Integration Test Worklist

Date: 2026-02-12 Scope: Shared progress tracker for integration and hardware-boundary tests in squeezelite-esp32.

  • documentation/short-term/active/GOAL-002-hut-surface-first-test.md drives HW-BOOT-001 across all available HUT slots on the target system.

How To Use

  • Update this file in every integration-test PR that changes status.
  • Keep entries ordered by priority (P0, then P1, then P2).
  • Status values: todo, in_progress, blocked, done.
  • Add Owner, Last Update, and Evidence (PR, CI run, or log path) when status changes.
  • Do not remove completed rows; keep history visible.

Agent Contract

Use this contract at the start of any new conversation so execution is consistent.

MODE: guided+freeform
GOAL: implement test roadmap execution using documentation/agents/integration_test_worklist.md
START_ITEM: <ID or auto>      # e.g. UT-CHUNK-001 or auto
CONTROL: stepwise              # one step at a time
VALIDATION: fast|full          # default validation level
CONSTRAINTS:
- short answers
- precise control points
- update worklist status/evidence/handoff on every step
FIRST_ACTION: propose next step with A/B/C + freeform option

Minimal kickoff:

Use documentation/agents/integration_test_worklist.md as orchestrator.
Run guided+freeform, short responses, one step at a time.
Start with UT-CHUNK-001, validation=fast.
Give A/B/C plus freeform each step.

Short-Hand Hints

  • kickoff auto fast -> start from highest-priority unclaimed item with fast checks
  • kickoff <ID> full -> start from specific item with full checks
  • pick A|B|C -> choose one proposed option
  • do: <plain instruction> -> freeform instruction instead of multiple choice
  • switch <ID> -> change active item
  • pause -> stop changes and wait
  • continue -> proceed with current plan
  • tighten -> stricter done criteria and evidence bar
  • status -> one-screen summary of active item, blockers, next action
  • handoff -> force handoff update now (status, evidence, next)

idf.py Usage Hints

  • Baseline test-build invocation in this repo:
    • source /opt/esp/idf/export.sh >/tmp/idf_export.log 2>&1 && idf.py -C test build
  • Why this is appropriate:
    • test/CMakelists.txt defines a standalone ESP-IDF test project, so -C test is the expected entry point.

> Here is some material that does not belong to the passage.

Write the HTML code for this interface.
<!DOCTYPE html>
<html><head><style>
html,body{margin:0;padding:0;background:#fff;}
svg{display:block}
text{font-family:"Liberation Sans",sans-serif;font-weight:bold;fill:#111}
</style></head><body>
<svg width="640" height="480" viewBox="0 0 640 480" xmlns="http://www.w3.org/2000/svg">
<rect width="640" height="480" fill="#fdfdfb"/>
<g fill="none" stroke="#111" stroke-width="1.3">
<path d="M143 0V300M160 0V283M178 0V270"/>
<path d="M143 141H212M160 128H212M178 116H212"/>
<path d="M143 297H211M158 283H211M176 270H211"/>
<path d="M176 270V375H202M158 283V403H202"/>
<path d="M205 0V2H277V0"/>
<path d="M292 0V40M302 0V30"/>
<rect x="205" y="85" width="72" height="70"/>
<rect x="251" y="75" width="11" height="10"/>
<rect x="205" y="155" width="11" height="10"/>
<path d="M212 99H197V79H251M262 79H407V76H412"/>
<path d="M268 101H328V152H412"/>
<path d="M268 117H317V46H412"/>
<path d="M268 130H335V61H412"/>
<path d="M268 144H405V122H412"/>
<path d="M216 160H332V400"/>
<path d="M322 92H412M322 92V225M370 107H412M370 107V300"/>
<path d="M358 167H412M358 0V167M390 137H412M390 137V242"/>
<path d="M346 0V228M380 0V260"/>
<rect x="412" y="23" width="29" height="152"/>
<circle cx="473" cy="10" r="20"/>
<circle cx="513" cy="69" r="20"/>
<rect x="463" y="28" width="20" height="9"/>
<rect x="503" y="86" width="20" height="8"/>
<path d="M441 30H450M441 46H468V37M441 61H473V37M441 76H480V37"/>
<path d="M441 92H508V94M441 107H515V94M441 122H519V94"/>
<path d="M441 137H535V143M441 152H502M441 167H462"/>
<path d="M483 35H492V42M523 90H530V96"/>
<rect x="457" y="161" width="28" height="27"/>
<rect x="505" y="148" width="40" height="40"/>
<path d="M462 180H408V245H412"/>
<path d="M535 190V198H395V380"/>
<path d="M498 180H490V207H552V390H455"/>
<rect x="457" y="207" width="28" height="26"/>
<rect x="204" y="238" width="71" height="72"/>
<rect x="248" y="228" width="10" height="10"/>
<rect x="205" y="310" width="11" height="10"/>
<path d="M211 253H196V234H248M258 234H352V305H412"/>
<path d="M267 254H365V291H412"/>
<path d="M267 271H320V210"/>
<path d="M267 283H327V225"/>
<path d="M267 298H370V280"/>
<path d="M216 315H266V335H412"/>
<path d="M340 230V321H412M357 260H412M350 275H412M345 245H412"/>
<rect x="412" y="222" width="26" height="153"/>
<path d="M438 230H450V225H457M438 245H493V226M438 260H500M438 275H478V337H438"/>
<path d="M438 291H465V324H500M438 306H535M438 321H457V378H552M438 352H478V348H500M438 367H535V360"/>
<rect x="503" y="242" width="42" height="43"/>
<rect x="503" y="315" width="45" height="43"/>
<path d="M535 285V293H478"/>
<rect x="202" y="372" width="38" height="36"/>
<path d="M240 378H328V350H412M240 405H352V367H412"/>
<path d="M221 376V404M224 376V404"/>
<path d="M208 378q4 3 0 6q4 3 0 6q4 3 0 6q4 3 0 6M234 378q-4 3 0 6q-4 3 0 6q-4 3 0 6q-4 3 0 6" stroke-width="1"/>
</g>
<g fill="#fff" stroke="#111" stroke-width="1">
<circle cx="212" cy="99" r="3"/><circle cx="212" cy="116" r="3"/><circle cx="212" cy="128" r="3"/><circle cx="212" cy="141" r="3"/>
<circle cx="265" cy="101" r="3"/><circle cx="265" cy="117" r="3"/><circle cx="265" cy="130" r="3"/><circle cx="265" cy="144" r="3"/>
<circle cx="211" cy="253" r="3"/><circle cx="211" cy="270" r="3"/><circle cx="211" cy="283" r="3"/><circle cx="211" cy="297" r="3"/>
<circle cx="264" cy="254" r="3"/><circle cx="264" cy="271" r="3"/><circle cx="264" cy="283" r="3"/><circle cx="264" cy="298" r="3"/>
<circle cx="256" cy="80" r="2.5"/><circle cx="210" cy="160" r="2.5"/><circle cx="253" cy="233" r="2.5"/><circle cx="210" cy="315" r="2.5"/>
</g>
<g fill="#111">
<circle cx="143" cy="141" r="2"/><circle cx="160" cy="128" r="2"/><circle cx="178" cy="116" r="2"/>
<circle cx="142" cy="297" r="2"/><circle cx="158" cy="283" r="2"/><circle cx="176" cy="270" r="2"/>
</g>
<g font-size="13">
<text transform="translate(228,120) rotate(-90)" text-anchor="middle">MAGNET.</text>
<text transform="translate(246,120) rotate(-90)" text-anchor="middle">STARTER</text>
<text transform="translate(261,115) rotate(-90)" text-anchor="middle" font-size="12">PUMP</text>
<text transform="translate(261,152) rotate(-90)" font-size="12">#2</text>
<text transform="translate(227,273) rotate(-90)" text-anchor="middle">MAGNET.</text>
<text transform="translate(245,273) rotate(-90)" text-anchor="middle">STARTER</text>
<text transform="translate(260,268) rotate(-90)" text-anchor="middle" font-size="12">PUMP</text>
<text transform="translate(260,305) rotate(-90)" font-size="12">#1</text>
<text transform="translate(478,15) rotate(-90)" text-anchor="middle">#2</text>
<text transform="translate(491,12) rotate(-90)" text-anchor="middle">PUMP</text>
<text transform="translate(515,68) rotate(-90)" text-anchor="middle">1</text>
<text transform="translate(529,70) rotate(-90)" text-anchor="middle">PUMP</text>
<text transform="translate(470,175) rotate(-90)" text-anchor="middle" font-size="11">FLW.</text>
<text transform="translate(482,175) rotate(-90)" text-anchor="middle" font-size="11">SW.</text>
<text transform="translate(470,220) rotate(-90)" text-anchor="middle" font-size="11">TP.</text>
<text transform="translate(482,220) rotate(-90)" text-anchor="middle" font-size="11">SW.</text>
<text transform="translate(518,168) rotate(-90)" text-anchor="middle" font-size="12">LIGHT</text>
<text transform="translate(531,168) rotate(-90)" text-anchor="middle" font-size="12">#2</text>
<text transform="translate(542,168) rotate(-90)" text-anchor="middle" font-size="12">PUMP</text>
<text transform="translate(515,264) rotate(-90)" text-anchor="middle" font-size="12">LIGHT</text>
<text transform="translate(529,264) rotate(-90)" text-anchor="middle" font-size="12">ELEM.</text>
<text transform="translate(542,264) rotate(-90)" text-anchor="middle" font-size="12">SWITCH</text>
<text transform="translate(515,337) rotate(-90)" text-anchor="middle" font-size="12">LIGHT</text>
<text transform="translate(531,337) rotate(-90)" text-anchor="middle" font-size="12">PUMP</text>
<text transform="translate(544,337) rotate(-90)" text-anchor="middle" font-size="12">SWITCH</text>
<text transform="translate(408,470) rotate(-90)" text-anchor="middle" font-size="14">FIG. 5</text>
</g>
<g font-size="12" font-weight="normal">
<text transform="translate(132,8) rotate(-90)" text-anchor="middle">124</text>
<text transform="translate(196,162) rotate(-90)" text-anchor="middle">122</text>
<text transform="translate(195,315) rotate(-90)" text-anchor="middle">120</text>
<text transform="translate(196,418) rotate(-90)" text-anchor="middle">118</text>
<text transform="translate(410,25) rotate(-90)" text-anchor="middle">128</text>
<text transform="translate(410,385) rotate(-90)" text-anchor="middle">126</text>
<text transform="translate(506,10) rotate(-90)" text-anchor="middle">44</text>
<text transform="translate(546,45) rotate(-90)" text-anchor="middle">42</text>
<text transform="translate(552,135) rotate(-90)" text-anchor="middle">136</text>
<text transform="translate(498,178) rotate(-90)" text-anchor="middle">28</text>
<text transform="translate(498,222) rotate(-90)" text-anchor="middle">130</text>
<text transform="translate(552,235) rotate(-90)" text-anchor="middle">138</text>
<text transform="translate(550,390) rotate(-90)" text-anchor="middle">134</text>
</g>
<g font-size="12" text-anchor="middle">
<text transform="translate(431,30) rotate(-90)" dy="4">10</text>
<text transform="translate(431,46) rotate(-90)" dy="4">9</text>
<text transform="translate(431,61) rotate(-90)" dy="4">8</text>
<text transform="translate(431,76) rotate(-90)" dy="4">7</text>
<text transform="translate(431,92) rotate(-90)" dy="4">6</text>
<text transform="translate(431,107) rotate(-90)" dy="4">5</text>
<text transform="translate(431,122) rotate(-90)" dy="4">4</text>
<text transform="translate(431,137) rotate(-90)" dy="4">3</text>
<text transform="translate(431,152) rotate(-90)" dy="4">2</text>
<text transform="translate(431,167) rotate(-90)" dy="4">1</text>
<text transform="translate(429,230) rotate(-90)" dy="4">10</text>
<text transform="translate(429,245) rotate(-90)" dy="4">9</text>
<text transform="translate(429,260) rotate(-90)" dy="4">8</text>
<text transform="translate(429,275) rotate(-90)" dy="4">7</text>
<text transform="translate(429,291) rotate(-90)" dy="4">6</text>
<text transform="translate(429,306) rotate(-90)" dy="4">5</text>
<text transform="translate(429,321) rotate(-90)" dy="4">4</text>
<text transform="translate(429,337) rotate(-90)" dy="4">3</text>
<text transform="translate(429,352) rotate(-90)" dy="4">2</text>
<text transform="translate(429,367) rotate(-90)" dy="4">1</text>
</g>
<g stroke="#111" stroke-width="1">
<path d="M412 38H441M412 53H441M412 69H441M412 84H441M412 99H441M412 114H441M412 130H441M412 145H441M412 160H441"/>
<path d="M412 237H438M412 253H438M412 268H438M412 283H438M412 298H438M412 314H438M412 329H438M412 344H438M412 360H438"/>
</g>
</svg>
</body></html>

For long/chatty builds, redirect to a temporary log to avoid context overload:

build_log="$(mktemp /tmp/idf_test_build.XXXXXX.log)"
source /opt/esp/idf/export.sh >/tmp/idf_export.log 2>&1 && idf.py -C test build >"$build_log" 2>&1
tail -n 200 "$build_log"

Log retention and cleanup rule:

  • Keep temp log files only while actively analyzing a failure.
  • Remove when no longer needed:
    • rm -f "$build_log" /tmp/idf_export.log

Agent Handoff Protocol

Use this protocol so any agent can continue work with minimal context loading.

Claiming

  1. Pick one todo item with highest priority and no unresolved dependency.
  2. Set Status to in_progress, set Owner, set Last Update (YYYY-MM-DD).
  3. In Notes, add:
  • Context: short current state (1 line)
  • Next: single next action
  • Blockers: none or short blocker text

During Work

  1. Keep updates compact and factual.
  2. If scope expands, add new IDs instead of rewriting existing IDs.
  3. If blocked, set Status to blocked and state unblock condition in Notes.

Handoff

Before stopping work on an item, update:

  1. Evidence: latest PR/commit/CI/log reference.
  2. Notes:
  • Done: what was completed
  • Next: exact next action for the next agent
  • Risks: any known regression risk or uncertainty
  1. Add a one-line entry in Activity Log.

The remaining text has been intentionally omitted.